Investec Cape Town Art Fair 2024

With THK Gallery

Arthrob R-E-S-P-E-C-T feature by Ashraf Jamal

Investec Cape Town Art Fair 2024

The primordially inspired sculptural work titled 'Our last stone' is a reference to land art, and the origins of sculpture as used by our ancestors most often for memorial, burial, or navigation. In this case the artist is referencing all three connotations in that the work is a memorial of our past, our current state of planetary warming, thus a preemptive burial, and also a point of navigation and hope as the foundational stone of the sculpture has yet to reach its melting point.

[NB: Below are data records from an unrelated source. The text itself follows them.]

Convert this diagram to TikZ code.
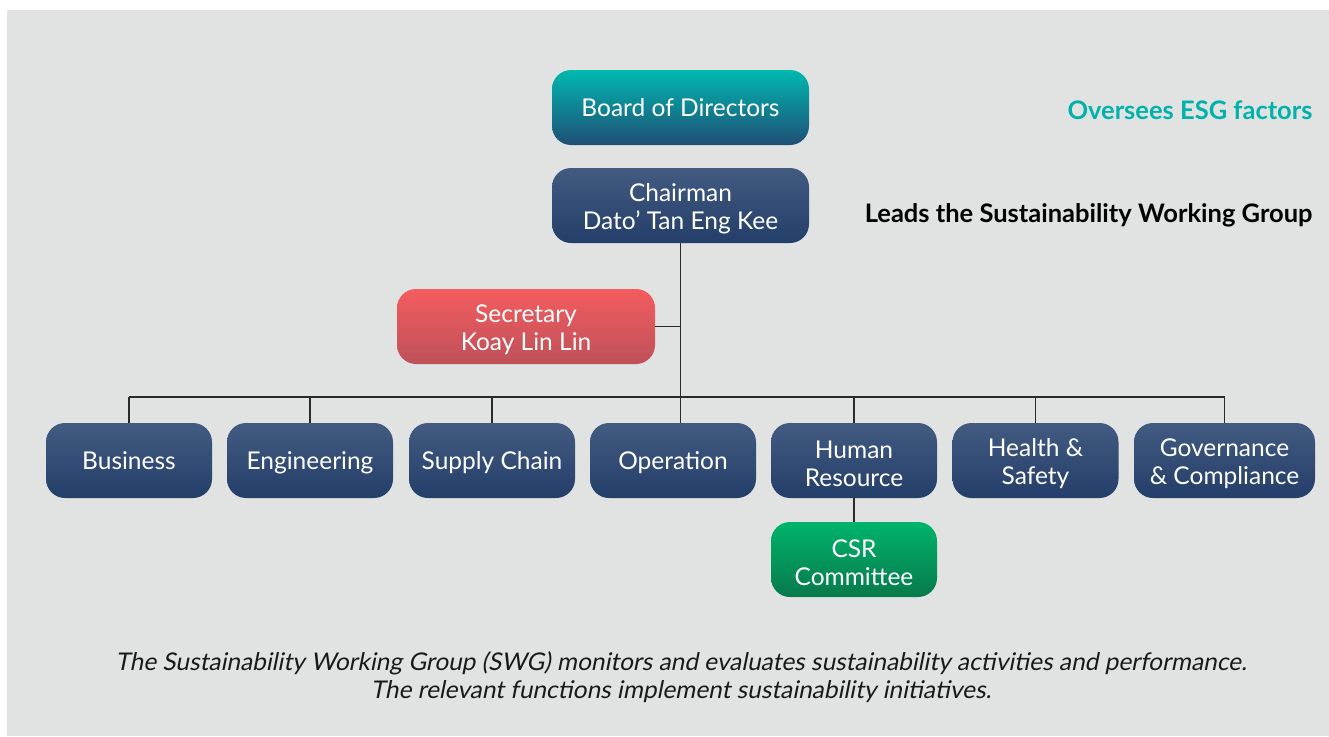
\documentclass[tikz,border=0pt]{standalone}
\usepackage{fontspec}
\setmainfont{Lato}
\newfontfamily\slantfont[FakeSlant=0.2]{Lato}
% invisible strut that pushes a two-line label down inside its box
\newcommand\liftstrut{\rule{0pt}{24pt}}
\begin{document}
\begin{tikzpicture}[x=1pt,y=-1pt,
  orgbox/.style={rounded corners=19pt, minimum height=75pt, inner sep=0pt,
    align=center, text=white, font=\fontsize{24.5}{28}\selectfont},
  oneline/.style={text height=17pt, text depth=0pt},
  navybox/.style={orgbox, minimum width=166pt, top color=navyTop, bottom color=navyBot},
  boardbox/.style={orgbox, oneline, minimum width=257pt, top color=tealTop, middle color=tealMid, bottom color=tealBot},
  secbox/.style={orgbox, minimum width=258pt, top color=redTop, bottom color=redBot},
  csrbox/.style={orgbox, minimum width=166pt, top color=greenTop, bottom color=greenBot},
  link/.style={draw=lineGray, line width=1.3pt},
  sidenote/.style={anchor=east, font=\fontsize{25.5}{28}\selectfont\bfseries},
  caption/.style={align=center, font=\fontsize{24.4}{28}\selectfont\slantfont, text=black!90}
]
\definecolor{bgGray}{HTML}{E1E3E2}
\definecolor{navyTop}{HTML}{435B81}
\definecolor{navyBot}{HTML}{233E69}
\definecolor{tealTop}{HTML}{00B9AF}
\definecolor{tealMid}{HTML}{00A0A6}
\definecolor{tealBot}{HTML}{1F4E76}
\definecolor{redTop}{HTML}{F45C5E}
\definecolor{redBot}{HTML}{BE515A}
\definecolor{greenTop}{HTML}{00B46B}
\definecolor{greenBot}{HTML}{08794C}
\definecolor{lineGray}{HTML}{2A2A2A}
\definecolor{esgTeal}{HTML}{00B2AA}

% page and panel
\useasboundingbox (0,0) rectangle (1329,736);
\fill[white] (0,0) rectangle (1329,736);
\fill[bgGray] (7,10) rectangle (1329,736);

% top of the chart
\node[boardbox] (board) at (680.5,107.5) {Board of Directors};
\node[navybox, minimum width=257pt] (chair) at (680.5,205.5) {\liftstrut Chairman\\Dato’ Tan Eng Kee};
\node[secbox] (sec) at (526,326.5) {\liftstrut Secretary\\Koay Lin Lin};

% functions
\node[navybox, oneline] (biz) at (129,460.5) {Business};
\node[navybox, oneline] (eng) at (310,460.5) {Engineering};
\node[navybox, oneline] (sup) at (492,460.5) {Supply Chain};
\node[navybox, oneline] (ops) at (673,460.5) {Operation};
\node[navybox] (hr)  at (854,460.5) {\liftstrut Human\\Resource};
\node[navybox] (hs)  at (1035.5,460.5) {\liftstrut Health \&\\Safety};
\node[navybox, minimum width=181pt] (gov) at (1224.5,460.5) {\liftstrut Governance\\\& Compliance};
\node[csrbox] (csr) at (854,559.5) {\liftstrut CSR\\Committee};

% side notes
\node[sidenote, text=esgTeal] (esg) at (1316,110) {Oversees ESG factors};
\node[sidenote, text=black] (swg) at (1316,215) {Leads the Sustainability Working Group};

% caption
\node[caption] (note) at (681,677) {The Sustainability Working Group (SWG) monitors and evaluates sustainability activities and performance.\\The relevant functions implement sustainability initiatives.};

% connectors
\coordinate (bus) at (680.5,397);
\draw[link] (chair.south) -- (chair.south |- ops.north);
\draw[link] (sec.east) -- (sec.east -| chair.south);
\draw[link] (biz.north |- bus) -- (gov.north |- bus);
\foreach \n in {biz,eng,sup,hr,hs,gov}
  \draw[link] (\n.north) -- (\n.north |- bus);
\draw[link] (hr.south) -- (csr.north);
\end{tikzpicture}
\end{document}
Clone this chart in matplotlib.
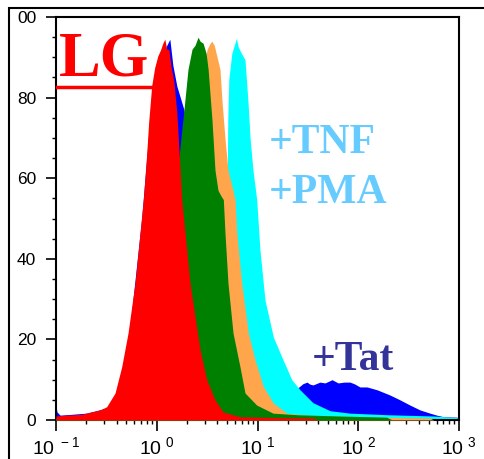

According to scientists and scriptures the sun will envelope the earth. The artist imagines this sculpture as a snap shot of the moment that all stone stacks on mountain passes and beaches melt in a flash. By metaphorically suspending this moment in which all but one stone has melted the artist is presenting both the immediacy of our existential threat and an optimistic vision in a beautifully meditative form that is at once accepting and surrendering to what has past, eg our world post-industrial revolution and the prosperity it bestows upon us, while also focusing on the small window of time that our species has to collectively harmonise with our planet to insure that our climate remains suitable for our habitation. The unspoken sensual collective harmonisation of the work and its relevance historically and contemporaneously is the poetic essence of the sculpture. 

Abdus Salaam’s 'Currently' works were made exclusively with a palette knife and discovered during his three month residency at The Institute for Public Architecture in New York City between June and August of 2023. These works are inspired by the seeds of the maple tree, and an experimentation of the artist's ambidextrous abilities. These works are a folding of time and form as the artist presents a seed as water, evoking the narrative of the Prophet Moses.

The flower that never dies

Is the flower that knows it is but a seed

-Abdus Salaam

Salaam’s Heartwood tree ring works are a meditation on the heart unseen via the poetic beauty of trees as well as an ongoing dialog regarding the ecology of invasive species and their relationship to migration and notions of belonging. By focusing on the natural formations within, Salaam refers to our capacity for abstraction, growth and our shared malleable form. Just as trees are moved by wind, sun, and even those around them, we too are shaped by the symphony of life that surrounds us. Using sections of a fallen invasive old growth tree, sliced to reveal the growth rings Salaam suspends pigments in resin, pouring layer upon layer in a gradient binary of dark and light like the rings of summer and winter that define the life of a tree. Here, Salaam employs a brightening toward the centre void or heartwood of each piece. The artist explores the benefits and inherent beauty that even an invasive species contributes to its earthen home and ecology, questioning ideas of belonging and what it means to be invasive or native, a question that is personal to the artist as one who focuses on deep time and is himself a mixed European, African muslim.